Thomas Thistlewood was an overseer who worked in Jamaica in 1750. He was known for his cruelty.

Mr. Wickham

Mr. Wickham was an Englishman who wrote to his friend in 1615, asking for tea. It was the first time the drink was mentioned by a European.

Catherine of Braganza

In 1662, Catherine of Braganza married Charles II from England, and she made tea drinking popular in English court.

Madame Villeneueve

Madame Villeneueve brought her slave to Paris and left her in a convent as she traveled. She appealed to the court when her slave decided to become a nun.

Pauline

Pauline was a slave who decided to become a nun.
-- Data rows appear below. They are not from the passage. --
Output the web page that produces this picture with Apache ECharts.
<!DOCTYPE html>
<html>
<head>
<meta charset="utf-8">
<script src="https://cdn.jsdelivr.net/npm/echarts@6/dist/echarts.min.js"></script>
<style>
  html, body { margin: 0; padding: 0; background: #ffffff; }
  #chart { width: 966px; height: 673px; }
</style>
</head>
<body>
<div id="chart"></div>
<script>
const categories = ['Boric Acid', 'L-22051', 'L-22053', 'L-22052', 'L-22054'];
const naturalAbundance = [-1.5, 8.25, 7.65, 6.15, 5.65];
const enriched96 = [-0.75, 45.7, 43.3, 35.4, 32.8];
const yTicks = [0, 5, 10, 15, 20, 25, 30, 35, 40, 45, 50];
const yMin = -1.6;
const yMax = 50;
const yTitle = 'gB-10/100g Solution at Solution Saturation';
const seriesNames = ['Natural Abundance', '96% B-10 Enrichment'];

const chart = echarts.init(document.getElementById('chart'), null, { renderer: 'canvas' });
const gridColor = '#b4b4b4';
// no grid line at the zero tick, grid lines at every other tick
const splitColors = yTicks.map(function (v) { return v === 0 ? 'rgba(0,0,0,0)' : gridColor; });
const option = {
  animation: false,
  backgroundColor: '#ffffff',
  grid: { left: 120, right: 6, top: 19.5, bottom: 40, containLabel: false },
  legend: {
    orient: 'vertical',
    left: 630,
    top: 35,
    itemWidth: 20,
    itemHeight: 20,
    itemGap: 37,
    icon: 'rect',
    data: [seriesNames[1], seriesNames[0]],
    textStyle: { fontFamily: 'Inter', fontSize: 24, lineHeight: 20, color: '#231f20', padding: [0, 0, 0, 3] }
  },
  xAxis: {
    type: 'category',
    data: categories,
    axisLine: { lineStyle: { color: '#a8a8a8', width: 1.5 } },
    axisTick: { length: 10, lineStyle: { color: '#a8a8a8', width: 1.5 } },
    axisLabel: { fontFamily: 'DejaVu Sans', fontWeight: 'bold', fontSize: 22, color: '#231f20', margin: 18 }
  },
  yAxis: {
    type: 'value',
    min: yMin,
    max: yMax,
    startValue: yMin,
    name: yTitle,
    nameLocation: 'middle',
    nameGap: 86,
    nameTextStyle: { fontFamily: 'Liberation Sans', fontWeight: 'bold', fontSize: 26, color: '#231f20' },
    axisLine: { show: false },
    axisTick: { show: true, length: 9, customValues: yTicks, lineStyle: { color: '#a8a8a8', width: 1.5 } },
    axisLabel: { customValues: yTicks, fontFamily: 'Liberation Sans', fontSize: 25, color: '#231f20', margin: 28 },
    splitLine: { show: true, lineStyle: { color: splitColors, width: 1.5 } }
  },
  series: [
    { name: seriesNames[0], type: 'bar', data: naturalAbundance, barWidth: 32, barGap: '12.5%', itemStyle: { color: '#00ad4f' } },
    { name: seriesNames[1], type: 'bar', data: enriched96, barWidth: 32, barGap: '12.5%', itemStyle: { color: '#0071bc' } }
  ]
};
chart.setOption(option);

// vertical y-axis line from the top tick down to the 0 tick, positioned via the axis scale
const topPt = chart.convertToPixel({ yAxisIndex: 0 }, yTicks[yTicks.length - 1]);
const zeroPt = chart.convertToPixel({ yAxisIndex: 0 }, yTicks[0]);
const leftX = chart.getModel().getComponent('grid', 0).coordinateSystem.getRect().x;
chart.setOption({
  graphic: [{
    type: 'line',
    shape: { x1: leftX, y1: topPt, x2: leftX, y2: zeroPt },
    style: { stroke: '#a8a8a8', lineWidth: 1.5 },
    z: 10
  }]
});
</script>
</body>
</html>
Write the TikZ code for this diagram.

The judges ruled in her favor.

Louis XIV

Louis XIV issued a set of rules that defined slavery as legal in the French sugar islands, but in France itself, they were free.

Pierre Lemerre the Young

Back in 1716, 60 years before the Declaration of Independence, Pierre Lemerre the Young declared that all men were equal.

King George III

On March 25,1807, King George III signed a law banning English involvement in slave trading.

Cechu

Cechu was an orphan who wrote for elite newspapers, exposing the tricks planters used to get around the terms of the indenture contract.

Mohandas Gandhi

Mohandas Gandhi was a lawyer who told the Indians to think of their self-worth. Instead of acting out with violent protest, he taught passive aggression.